Между тем сестричка успела вернуться и аккуратно подсунула этому странному и хмурому пациенту, с которым отчего-то все так носятся, лист бумаги и ручку. И первым именем, которое Соколовский вывел на белоснежной странице, было имя Лидии Сергеевны Плетневой.
Они разговаривали с Панкратовым уже больше часа, и разговор этот, то и дело замирая и прерываясь длинными паузами, как ни странно, не был для Соколовского ни особенно мучителен, ни даже ощутимо тягостен. Может быть, дело объяснялось тем, что Сашка – тот самый Сашка, с которым когда-то они списывали друг у друга задачки за школьной партой, потом пели песни под гитару в пору шестидесятнической юности, потом звали друг друга в свидетели на свадьбах, а еще позже становились единственными поверенными в тайных мужских грехах, – так вот, этот самый Сашка, понимая друга как никто иной, даже и не пытался «проявить понимание», обойти острые темы, спрямить углы ситуации. В их разговоре не было ничего трусливого, тайного, неискреннего. А потому и принес он Соколовскому пусть не облегчение, но хотя бы возможность перевести наконец дух и освободиться от давящей боли в груди. Панкратов не говорил ему: «Ничего еще не кончено, жизнь только начинается…» Он сказал иначе: «Все пройдет. И эта боль пройдет тоже, пусть даже вместе с твоей собственной жизнью…»
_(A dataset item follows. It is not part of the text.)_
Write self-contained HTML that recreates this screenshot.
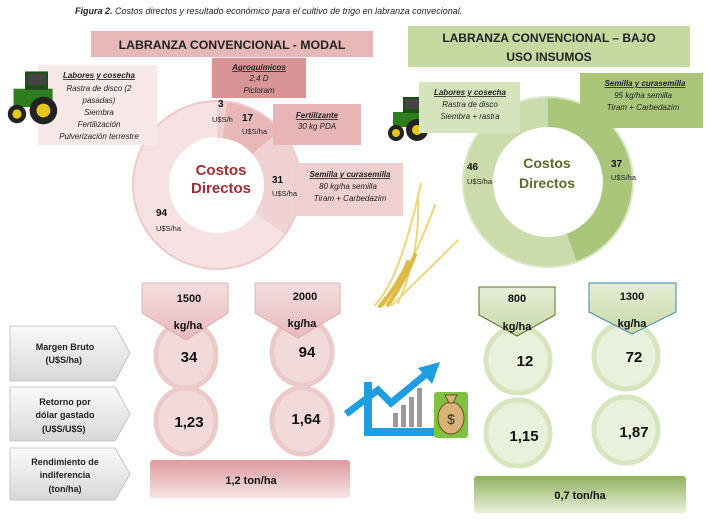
<!DOCTYPE html>
<html><head><meta charset="utf-8"><style>
body{margin:0;width:710px;height:524px;background:#fff;overflow:hidden;font-family:"Liberation Sans",sans-serif;}
svg text{font-family:"Liberation Sans",sans-serif;}
</style></head><body>
<svg width="710" height="524" viewBox="0 0 710 524" xmlns="http://www.w3.org/2000/svg">
<defs>
<linearGradient id="gr" x1="0" y1="0" x2="0" y2="1"><stop offset="0" stop-color="#fafafa"/><stop offset="1" stop-color="#d8d8d8"/></linearGradient>
<linearGradient id="pk" x1="0" y1="0" x2="0" y2="1"><stop offset="0" stop-color="#dd9a9e"/><stop offset="1" stop-color="#f6e4e4"/></linearGradient>
<linearGradient id="gn" x1="0" y1="0" x2="0" y2="1"><stop offset="0" stop-color="#8fb060"/><stop offset="1" stop-color="#e8f0d8"/></linearGradient>
<linearGradient id="pkar" x1="0" y1="0" x2="0" y2="1"><stop offset="0" stop-color="#f5dede"/><stop offset="1" stop-color="#e7b9bb"/></linearGradient>
<linearGradient id="gnar" x1="0" y1="0" x2="0" y2="1"><stop offset="0" stop-color="#e6eed6"/><stop offset="1" stop-color="#c6d9a6"/></linearGradient>
</defs>
<text x="75" y="14" font-size="9" font-style="italic" fill="#222"><tspan font-weight="bold">Figura 2.</tspan> Costos directos y resultado económico para el cultivo de trigo en labranza convecional.</text>

<rect x="91" y="31" width="282" height="26" fill="#e6b8b8"/>
<text x="232" y="49" font-size="12.3" font-weight="bold" text-anchor="middle" fill="#222">LABRANZA CONVENCIONAL - MODAL</text>
<rect x="408" y="26" width="282" height="41" fill="#c5d9a1"/>
<text x="549" y="42" font-size="12" font-weight="bold" text-anchor="middle" fill="#222">LABRANZA CONVENCIONAL – BAJO</text>
<text x="549" y="61" font-size="12" font-weight="bold" text-anchor="middle" fill="#222">USO INSUMOS</text>

<g transform="translate(217,185)">
<circle r="66" fill="none" stroke="#f6e2e2" stroke-width="36"/>
<path d="M0,-84 A84,84 0 0 1 10.2,-83.4 L5.7,-46.7 A47,47 0 0 0 0,-47Z" fill="#f0d0d0"/>
<path d="M10.2,-83.4 A84,84 0 0 1 63.4,-55.1 L35.5,-30.8 A47,47 0 0 0 5.7,-46.7Z" fill="#e8b8b8"/>
<path d="M63.4,-55.1 A84,84 0 0 1 68,49.4 L38,27.6 A47,47 0 0 0 35.5,-30.8Z" fill="#f0d2d2"/>
<circle r="84" fill="none" stroke="#efc9c9" stroke-width="2"/>
</g>
<text x="221" y="175" font-size="15" font-weight="bold" text-anchor="middle" fill="#9b2f36">Costos</text>
<text x="221" y="193" font-size="15" font-weight="bold" text-anchor="middle" fill="#9b2f36">Directos</text>

<rect x="38" y="65" width="119" height="80" fill="#f8e8e8"/>
<text font-size="8" font-style="italic" text-anchor="middle" fill="#222"><tspan x="99" y="78" font-weight="bold" text-decoration="underline">Labores y cosecha</tspan><tspan x="99" y="91">Rastra de disco (2</tspan><tspan x="99" y="103">pasadas)</tspan><tspan x="99" y="115">Siembra</tspan><tspan x="99" y="127">Fertilización</tspan><tspan x="99" y="139">Pulverización terrestre</tspan></text>
<rect x="212" y="58" width="94" height="40" fill="#d99596"/>
<text font-size="8" font-style="italic" text-anchor="middle" fill="#222"><tspan x="259" y="70" font-weight="bold" text-decoration="underline">Agroquímicos</tspan><tspan x="259" y="81">2,4 D</tspan><tspan x="259" y="93">Picloram</tspan></text>
<rect x="273" y="104" width="88" height="41" fill="#e7b5b5"/>
<text font-size="8" font-style="italic" text-anchor="middle" fill="#222"><tspan x="317" y="118" font-weight="bold" text-decoration="underline">Fertilizante</tspan><tspan x="317" y="129">30 kg PDA</tspan></text>
<rect x="293" y="163" width="110" height="53" fill="#f0cfcf"/>
<text font-size="8" font-style="italic" text-anchor="middle" fill="#222"><tspan x="350" y="177" font-weight="bold" text-decoration="underline">Semilla y curasemilla</tspan><tspan x="348" y="189">80 kg/ha semilla</tspan><tspan x="350" y="201">Tiram + Carbedazim</tspan></text>

<text font-size="10" font-weight="bold" fill="#111"><tspan x="218" y="107">3</tspan><tspan x="242" y="121">17</tspan><tspan x="272" y="183">31</tspan><tspan x="156" y="216">94</tspan></text>
<text font-size="7.5" fill="#222"><tspan x="212" y="122">U$S/h</tspan><tspan x="242" y="134">U$S/ha</tspan><tspan x="272" y="196">U$S/ha</tspan><tspan x="156" y="231">U$S/ha</tspan></text>

<g transform="translate(2,68) scale(1.15)">
<rect x="10" y="18" width="34" height="16" fill="#2e7d1f"/><rect x="20" y="3" width="20" height="16" fill="#1d4f14"/><rect x="22" y="5" width="16" height="10" fill="#444"/>
<circle cx="36" cy="37" r="12" fill="#222"/><circle cx="36" cy="37" r="6" fill="#e5c51e"/><circle cx="13" cy="40" r="8" fill="#222"/><circle cx="13" cy="40" r="4" fill="#e5c51e"/>
</g>
<g transform="translate(383,94)">
<rect x="10" y="18" width="32" height="15" fill="#2e7d1f"/><rect x="20" y="3" width="19" height="16" fill="#1d4f14"/><rect x="22" y="5" width="15" height="10" fill="#444"/>
<circle cx="34" cy="36" r="11" fill="#222"/><circle cx="34" cy="36" r="5" fill="#e5c51e"/><circle cx="13" cy="39" r="8" fill="#222"/><circle cx="13" cy="39" r="4" fill="#e5c51e"/>
</g>

<g transform="translate(548,182)">
<circle r="70" fill="none" stroke="#cadcab" stroke-width="30"/>
<path d="M0,-85 A85,85 0 0 1 29,79.9 L18.8,51.7 A55,55 0 0 0 0,-55Z" fill="#a9c67b"/>
<circle r="85" fill="none" stroke="#d8e6c2" stroke-width="2"/>
</g>
<text x="547" y="168" font-size="14" font-weight="bold" text-anchor="middle" fill="#5b6b2a">Costos</text>
<text x="547" y="188" font-size="14" font-weight="bold" text-anchor="middle" fill="#5b6b2a">Directos</text>
<text font-size="10" font-weight="bold" fill="#111"><tspan x="467" y="170">46</tspan><tspan x="611" y="167">37</tspan></text>
<text font-size="7.5" fill="#222"><tspan x="467" y="184">U$S/ha</tspan><tspan x="611" y="180">U$S/ha</tspan></text>
<rect x="419" y="82" width="101" height="51" fill="#d6e4bd"/>
<text font-size="8" font-style="italic" text-anchor="middle" fill="#222"><tspan x="470" y="95" font-weight="bold" text-decoration="underline">Labores y cosecha</tspan><tspan x="470" y="107">Rastra de disco</tspan><tspan x="470" y="119">Siembra + rastra</tspan></text>
<rect x="580" y="73" width="123" height="55" fill="#a9c67b"/>
<text font-size="8" font-style="italic" text-anchor="middle" fill="#222"><tspan x="645" y="86" font-weight="bold" text-decoration="underline">Semilla y curasemilla</tspan><tspan x="643" y="98">95 kg/ha semilla</tspan><tspan x="643" y="110">Tiram + Carbedazim</tspan></text>

<g stroke="#ecd57a" stroke-width="2" fill="none" stroke-linecap="round" stroke-dasharray="2 1">
<path d="M375,305 Q400,280 421,183"/><path d="M383,306 Q412,268 435,205"/><path d="M392,305 Q430,268 458,240"/><path d="M398,303 Q420,255 418,200"/>
</g>
<g stroke="#dcbb45" stroke-width="4" fill="none" stroke-linecap="round" stroke-dasharray="3 1.5">
<path d="M388,305 Q405,280 415,255"/><path d="M380,306 Q398,285 408,262"/>
</g>

<g fill="url(#gr)" stroke="#bbb" stroke-width="0.8">
<path d="M10,326 H115 L130,353 L115,381 H10Z"/>
<path d="M10,387 H115 L130,414 L115,441 H10Z"/>
<path d="M10,448 H115 L130,474 L115,500 H10Z"/>
</g>
<text font-size="9" font-weight="bold" text-anchor="middle" fill="#222"><tspan x="65" y="350">Margen Bruto</tspan><tspan x="65" y="363">(U$S/ha)</tspan>
<tspan x="65" y="405">Retorno por</tspan><tspan x="65" y="418">dólar gastado</tspan><tspan x="65" y="432">(U$S/U$S)</tspan>
<tspan x="65" y="465">Rendimiento de</tspan><tspan x="65" y="478">indiferencia</tspan><tspan x="65" y="492">(ton/ha)</tspan></text>

<g fill="#f3dada" stroke="#eccaca" stroke-width="5">
<ellipse cx="186" cy="355" rx="30" ry="33"/><ellipse cx="302" cy="352" rx="30" ry="33"/>
<ellipse cx="186" cy="421" rx="30" ry="33"/><ellipse cx="302" cy="421" rx="30" ry="33"/>
</g>
<g fill="url(#pkar)" stroke="#d9a5a8" stroke-width="0.8">
<path d="M142,283 H228 V313 L186,340 L142,313Z"/>
<path d="M255,283 H340 V313 L298,338 L255,313Z"/>
</g>
<text font-size="11" font-weight="bold" text-anchor="middle" fill="#111"><tspan x="189" y="302">1500</tspan><tspan x="188" y="329">kg/ha</tspan><tspan x="305" y="300">2000</tspan><tspan x="302" y="327">kg/ha</tspan></text>
<text font-size="15" font-weight="bold" text-anchor="middle" fill="#111"><tspan x="189" y="362">34</tspan><tspan x="307" y="357">94</tspan><tspan x="189" y="427">1,23</tspan><tspan x="306" y="424">1,64</tspan></text>
<rect x="150" y="460" width="200" height="38" rx="3" fill="url(#pk)"/>
<text x="251" y="484" font-size="11" font-weight="bold" text-anchor="middle" fill="#111">1,2 ton/ha</text>

<g>
<rect x="364" y="382" width="8" height="54" fill="#1e9ee0"/><rect x="364" y="428" width="70" height="8" fill="#1e9ee0"/>
<rect x="393" y="413" width="5" height="14" fill="#999"/><rect x="401" y="405" width="5" height="22" fill="#999"/><rect x="409" y="397" width="5" height="30" fill="#999"/><rect x="417" y="388" width="5" height="39" fill="#999"/>
<polyline points="346,414 378,390 391,403 425,375" fill="none" stroke="#1e9ee0" stroke-width="7"/>
<polygon points="418,368 440,362 432,384" fill="#1e9ee0"/>
<rect x="434" y="392" width="34" height="46" rx="3" fill="#7fc241"/>
<ellipse cx="451" cy="418" rx="13" ry="16" fill="#d8b47a" stroke="#6b4f22"/>
<path d="M445,395 L457,395 L453,403 L449,403Z" fill="#d8b47a" stroke="#6b4f22"/>
<text x="451" y="424" font-size="14" text-anchor="middle" fill="#3a2a10">$</text>
</g>

<g fill="#e9f1dc" stroke="#d6e5bd" stroke-width="5">
<ellipse cx="518" cy="360" rx="32" ry="33"/><ellipse cx="626" cy="356" rx="32" ry="33"/>
<ellipse cx="518" cy="433" rx="32" ry="33"/><ellipse cx="626" cy="430" rx="32" ry="33"/>
</g>
<path d="M479,287 H555 V315 L517,336 L479,315Z" fill="url(#gnar)" stroke="#5d6e2c" stroke-width="1"/>
<path d="M589,283 H676 V312 L632,334 L589,312Z" fill="url(#gnar)" stroke="#3c87a8" stroke-width="1"/>
<text font-size="11" font-weight="bold" text-anchor="middle" fill="#111"><tspan x="517" y="302">800</tspan><tspan x="517" y="330">kg/ha</tspan><tspan x="632" y="300">1300</tspan><tspan x="632" y="327">kg/ha</tspan></text>
<text font-size="15" font-weight="bold" text-anchor="middle" fill="#111"><tspan x="525" y="366">12</tspan><tspan x="634" y="362">72</tspan><tspan x="524" y="441">1,15</tspan><tspan x="634" y="437">1,87</tspan></text>
<rect x="474" y="476" width="212" height="37" rx="3" fill="url(#gn)"/>
<text x="580" y="499" font-size="11" font-weight="bold" text-anchor="middle" fill="#111">0,7 ton/ha</text>
</svg>
</body></html>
Вечер уже клонился к закату, забрызганному теплым, совсем летним дождем, когда в палату, где давно воцарилось окончательное молчание – собеседники понимали друг друга без слов, – заглянула черноглазая Катюша.
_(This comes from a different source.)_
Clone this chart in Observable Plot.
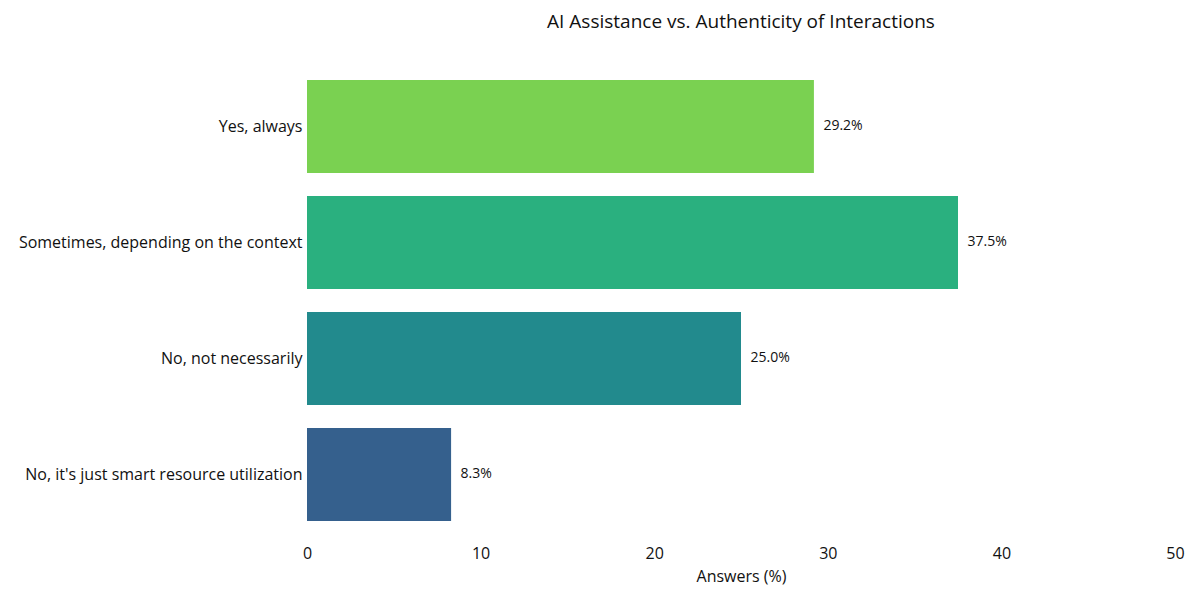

– Алексей Михайлович, к вам здесь посетители ломятся. Пускать или нет?
– Пускать, разумеется. Если только, конечно, их фамилий нет в списке, который я вам оставил, – немного резче, нежели следовало бы, ответил Соколовский.
Сестричка замялась:
– Да понимаете, их двое всего. С мужчиной все в порядке, а женщина… ну, та самая, которую вы первой записали. Они ж ничего не знают о вашем «черном списке» и с порога, сразу, весело так заявили: передайте, мол, режиссеру, что к нему явились его сподвижники, Демичев и Плетнева. И что я должна была заявить: пожалуйста, Демичев, ожидайте, а вот вы, Плетнева, – на выход?!
Друзья переглянулись.
– А и в самом деле, Лешка, – примирительно произнес Панкратов. – Смешно получается. Давай-ка сегодня без новых эксцессов. Ничего с тобой не случится, выдюжишь.
Соколовский кивнул и усмехнулся. Зря он, наверное, действительно затеял все эти игры со списками. Если человек пытается спрятаться от мужчин, приносящих ему огорчение, и от женщин, с которыми некогда был близок, то ему остается только одно: бежать со всех ног и из родного города, и из родной страны…
– Пригласите их, Катя, – спокойно сказал он. – На сегодня наш список аннулируется. Только совсем-то его не выбрасывайте, может, пригодится еще…
И тихая до сей поры, молчаливая, пустынная комната в мгновение ока заполнилась Лидиными восклицаниями, Володиными улыбками, шумными пожатиями рук, громкими расспросами и пожеланиями. Здесь игралась теперь пьеса под названием «Посещение тяжелобольного друзьями и коллегами», и невозможно было бы представить себе игру более искреннюю, более профессиональную, нежели та, которую демонстрировала в эти минуты Лида Плетнева. Она всегда была умна, насмешливо думал Соколовский, отстраненно и незаметно наблюдая за четким рисунком ее движений, небрежным и гордым поворотом головы, дружеским вниманием во взоре… Она поняла, что допустила ошибку. Больше она ее не повторит. В образе, который создавала сейчас Лида на этих импровизированных больничных подмостках, не было ничего от любовницы-вамп, от требовательной подруги или заботящейся о процветании театра актрисы. Ничего от той женщины, которая кричала ему в телефонную трубку: «Почему ты позволил себе распуститься?! Эта трагедия на самом деле лишь развязала тебе руки!..» Только – дружелюбие и спокойствие, только заботливость коллеги, только внимательная и чуточку равнодушная ласка…
– Мы понимаем, что вам сейчас сложно будет делать ту пьесу, сценарий которой мы возили в Венецию, – говорил тем временем ему Володя, ни словом не задевая, впрочем, причины такой сложности и вежливо обходя все происшедшее стороной. – Такая работа потребовала бы от вас слишком большой, предельной концентрации сил и внимания. Но вы ведь помните, наверное, Алексей Михайлович, у нас в портфеле есть и другая вещичка, та самая, которую я приносил вам от своего приятеля. Вот бы сейчас ею заняться! Спектакль выйдет классный, массовый, из серии «Богатые тоже плачут». Наша публика такие любит.